Here's a funny thing that happened to me today, and I'm taking it as a hopeful sign. I was walking to work and went past an old Datsun parked on the street. For you young guys, Datsun was the American name for Nissan automobiles way back when I was a kid. You don't see them much any more. This was a really old model and the name isn't used any more, I don't think. It was the same type of car that the minister who molested me used to drive when I first knew him.
So I see this car and it really just jolted me. Nothing horrific, but it just caused me to pause for a moment with an uncomfortable feeling and then I remembered he used to drive one. So I thought to myself, could I be feeling a little odd because of the associations I have with that car? And then I had this litttle flash of sadness. Just my eyes getting a little teary, but nothing extreme. Then I got pissed. I can't believe how this shit bugs me. What kind of fucking moron gets jittery about a car. And then I thought about the little plastic dinosaurs that the minister used to keep in the car to entice little kids, which really got me pissed, and remembered driving in it to cookouts when he was still duping my mother into giving him access to me and my brother. And then I decided not to worry about it. It's history. Sad history, but history. I am who I am, I like myself, and who cares about any of the rest of it. And off I went to work.
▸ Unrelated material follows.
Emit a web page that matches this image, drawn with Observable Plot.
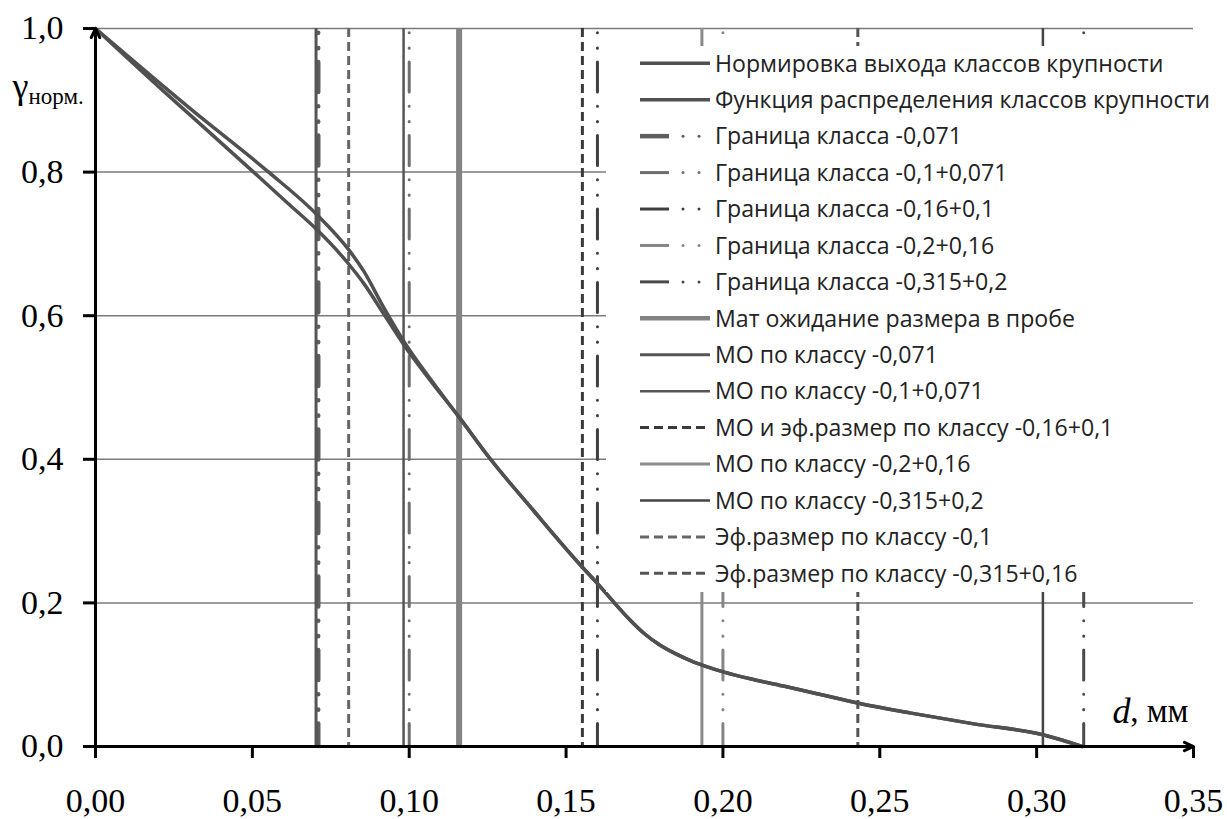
<!DOCTYPE html>
<html><head><meta charset="utf-8">
<script src="https://cdn.jsdelivr.net/npm/d3@7"></script>
<script src="https://cdn.jsdelivr.net/npm/@observablehq/plot@0.6"></script>
<style>
html,body{margin:0;padding:0;background:#fff;}
#chart{position:relative;width:1227px;height:819px;overflow:hidden;}
#chart svg{font-family:'Liberation Serif','Times New Roman',serif;}
</style></head><body><div id="chart"></div>
<script>
// ---- data ----
const xDomain = [0, 0.35];
const yDomain = [0, 1];
const xTicks = [0, 0.05, 0.10, 0.15, 0.20, 0.25, 0.30, 0.35];
const yTicks = [0, 0.2, 0.4, 0.6, 0.8, 1.0];
const gridY = [0.2, 0.4, 0.6, 0.8, 1.0];

// shared tail of both curves (d > 0.11 mm)
const tailD = [0.1159, 0.1258, 0.1396, 0.1552, 0.1601, 0.1654, 0.170, 0.175, 0.180, 0.185, 0.190, 0.195, 0.2004, 0.210, 0.220, 0.230, 0.2436, 0.260, 0.280, 0.302, 0.3145];
const tailG = [0.4587, 0.4007, 0.3287, 0.2497, 0.2266, 0.200, 0.178, 0.157, 0.141, 0.129, 0.119, 0.111, 0.1035, 0.093, 0.0835, 0.0735, 0.0600, 0.0465, 0.0315, 0.0163, 0];
// Нормировка выхода классов крупности (head)
const normHeadD = [0, 0.0196, 0.0303, 0.0504, 0.0621, 0.0703, 0.0807, 0.0855, 0.0918, 0.0982, 0.1067];
const normHeadG = [1, 0.921, 0.879, 0.800, 0.7535, 0.721, 0.672, 0.645, 0.603, 0.560, 0.510];
// Функция распределения классов крупности (head)
const funcHeadD = [0, 0.0196, 0.0303, 0.0552, 0.0703, 0.0807, 0.0855, 0.0918, 0.0982, 0.1067];
const funcHeadG = [1, 0.927, 0.888, 0.800, 0.742, 0.692, 0.662, 0.612, 0.565, 0.512];

const legendLabels = [
  "Нормировка выхода классов крупности",
  "Функция распределения классов крупности",
  "Граница класса -0,071",
  "Граница класса -0,1+0,071",
  "Граница класса -0,16+0,1",
  "Граница класса -0,2+0,16",
  "Граница класса -0,315+0,2",
  "Мат ожидание размера в пробе",
  "МО по классу -0,071",
  "МО по классу -0,1+0,071",
  "МО и эф.размер по классу -0,16+0,1",
  "МО по классу -0,2+0,16",
  "МО по классу -0,315+0,2",
  "Эф.размер по классу -0,1",
  "Эф.размер по классу -0,315+0,16"
];
// vertical line positions (mm), same order as legend (null = curve)
const lineX = [null, null, 0.071, 0.1, 0.16, 0.2, 0.315, 0.1159, 0.0703, 0.0982, 0.1552, 0.1933, 0.302, 0.0807, 0.243];

// ---- styles ----
const DDD = "0.1 15.3 0.1 13.7 30 14.3";
const styles = [
  {stroke: "#505050", w: 3.5, kind: "solid"},
  {stroke: "#505050", w: 3.5, kind: "solid"},
  {stroke: "#5e5e5e", w: 4.5, kind: "ddd"},
  {stroke: "#6e6e6e", w: 3, kind: "ddd"},
  {stroke: "#3e3e3e", w: 3, kind: "ddd"},
  {stroke: "#858585", w: 3, kind: "ddd"},
  {stroke: "#4a4a4a", w: 3, kind: "ddd"},
  {stroke: "#838383", w: 6, kind: "solid"},
  {stroke: "#555555", w: 3, kind: "solid"},
  {stroke: "#555555", w: 2.5, kind: "solid"},
  {stroke: "#3a3a3a", w: 3, kind: "dash"},
  {stroke: "#8a8a8a", w: 3, kind: "solid"},
  {stroke: "#444444", w: 2.5, kind: "solid"},
  {stroke: "#666666", w: 3, kind: "dash"},
  {stroke: "#555555", w: 3, kind: "dash"}
];
function dashOf(s) {
  if (s.kind === "ddd") return {strokeDasharray: DDD, strokeLinecap: "round", strokeDashoffset: -4.7};
  if (s.kind === "dash") return {strokeDasharray: "9 5"};
  return {};
}
const SERIF = "'Liberation Serif', 'Times New Roman', serif";
const SANS = "'Open Sans', sans-serif";

const fmt2 = d => d3.format(".2f")(d).replace(".", ",");
const fmt1 = d => d3.format(".1f")(d).replace(".", ",");
const normData = normHeadD.map((d, i) => ({d, g: normHeadG[i]})).concat(tailD.map((d, i) => ({d, g: tailG[i]})));
const funcData = funcHeadD.map((d, i) => ({d, g: funcHeadG[i]})).concat(tailD.map((d, i) => ({d, g: tailG[i]})));

const vlineMarks = [];
lineX.forEach((x, i) => {
  if (x == null) return;
  const s = styles[i];
  vlineMarks.push(Plot.ruleX([x], {y1: yDomain[1], y2: yDomain[0], stroke: s.stroke, strokeWidth: s.w, ...dashOf(s)}));
});

const W = 1227, H = 819;
const mL = 95, mR = 34, mT = 28, mB = 73;

const plot = Plot.plot({
  width: W, height: H,
  marginLeft: mL, marginRight: mR, marginTop: mT, marginBottom: mB,
  x: {domain: xDomain, label: null},
  y: {domain: yDomain, label: null},
  style: {fontFamily: SERIF, fontSize: "34px", background: "white", color: "black", overflow: "visible"},
  marks: [
    Plot.ruleY(gridY, {stroke: "#7a7a7a", strokeWidth: 1.5}),
    ...vlineMarks,
    Plot.line(funcData, {x: "d", y: "g", stroke: styles[1].stroke, strokeWidth: styles[1].w, curve: "monotone-x"}),
    Plot.line(normData, {x: "d", y: "g", stroke: styles[0].stroke, strokeWidth: styles[0].w, curve: "monotone-x"}),
    Plot.axisX(xTicks, {tickFormat: fmt2, tickSize: 12, tickPadding: 29, strokeWidth: 3, stroke: "black", fontSize: 34, fontFamily: SERIF, label: null}),
    Plot.axisY(yTicks, {tickFormat: fmt1, tickSize: 12, tickPadding: 20, strokeWidth: 3, stroke: "black", fontSize: 34, fontFamily: SERIF, label: null}),
    Plot.arrow([0], {x1: xDomain[0], y1: yDomain[0], x2: xDomain[0], y2: yDomain[1], stroke: "black", strokeWidth: 3, headLength: 5, headAngle: 50}),
    Plot.arrow([0], {x1: xDomain[0], y1: yDomain[0], x2: xDomain[1], y2: yDomain[0], stroke: "black", strokeWidth: 3, headLength: 5, headAngle: 50}),
    Plot.text(["γ"], {frameAnchor: "top-left", dx: -83, dy: 58, textAnchor: "start", lineAnchor: "middle", fontSize: 36, fontFamily: SERIF}),
    Plot.text(["норм."], {frameAnchor: "top-left", dx: -67, dy: 68, textAnchor: "start", lineAnchor: "middle", fontSize: 23, fontFamily: SERIF}),
    Plot.text(["d"], {frameAnchor: "bottom-right", dx: -63, dy: -35, textAnchor: "end", lineAnchor: "middle", fontSize: 36, fontStyle: "italic", fontFamily: SERIF}),
    Plot.text([", мм"], {frameAnchor: "bottom-right", dx: -5, dy: -35, textAnchor: "end", lineAnchor: "middle", fontSize: 33, fontFamily: SERIF})
  ]
});
document.getElementById("chart").appendChild(plot);
d3.select(plot).selectAll("g[aria-label='x-axis tick label'] text, g[aria-label='y-axis tick label'] text, g[aria-label='text'] text")
  .style("font-family", SERIF);

// ---- legend (drawn over the plot, opaque white) ----
const svg = d3.select(plot);
const lg = svg.append("g").attr("class", "legend");
const boxX = 606, boxY = 46, boxW = W - boxX, boxH = 546;
lg.append("rect").attr("x", boxX).attr("y", boxY).attr("width", boxW).attr("height", boxH)
  .attr("fill", "#ffffff").style("fill", "#ffffff").style("stroke", "none");
const row0 = 63.3, rowStep = 36.43, sx0 = 640, sx1 = 710, tx = 715;
const texts = [];
legendLabels.forEach((lab, i) => {
  const y = row0 + i * rowStep;
  const s = styles[i];
  const w = Math.min(s.w, 4.5);
  if (s.kind === "ddd") {
    lg.append("line").attr("x1", sx0).attr("x2", sx0 + 29).attr("y1", y).attr("y2", y)
      .attr("stroke", s.stroke).attr("stroke-width", w);
    [683, 699].forEach(cx => lg.append("circle").attr("cx", cx).attr("cy", y).attr("r", 1.5).attr("fill", s.stroke));
  } else {
    const ln = lg.append("line").attr("x1", sx0).attr("x2", sx1).attr("y1", y).attr("y2", y)
      .attr("stroke", s.stroke).attr("stroke-width", i === 7 ? 4.5 : w);
    if (s.kind === "dash") ln.attr("stroke-dasharray", "9 5");
  }
  const t = lg.append("text").attr("x", tx).attr("y", y).attr("dy", "0.36em")
    .attr("text-anchor", "start").style("text-anchor", "start")
    .style("fill", "#222").style("font-family", SANS).style("font-size", "22px")
    .text(lab);
  texts.push(t);
});
// fit the longest label to the reference width
const longest = texts[1].node().getComputedTextLength();
const fs = 22 * 495 / longest;
texts.forEach(t => t.style("font-size", fs.toFixed(2) + "px"));
</script></body></html>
So now that I'm sitting here eating lunch, it occured to me. I pushed right through the steps denial, grief, anger and acceptance all in the time it took to walk about the distance of one city block. I don't know that I'll handle every trigger so easily going forward, but it makes me happy to think that this thing bubbled up, I processed it, and then moved onward. No big crisis. If it sounds like I'm patting myself on the back, I am. If it sounds like I'm making a big deal about something silly, I don't know. Maybe I am, but for me it felt great to just face what was happening, process it and not have it fuck me up.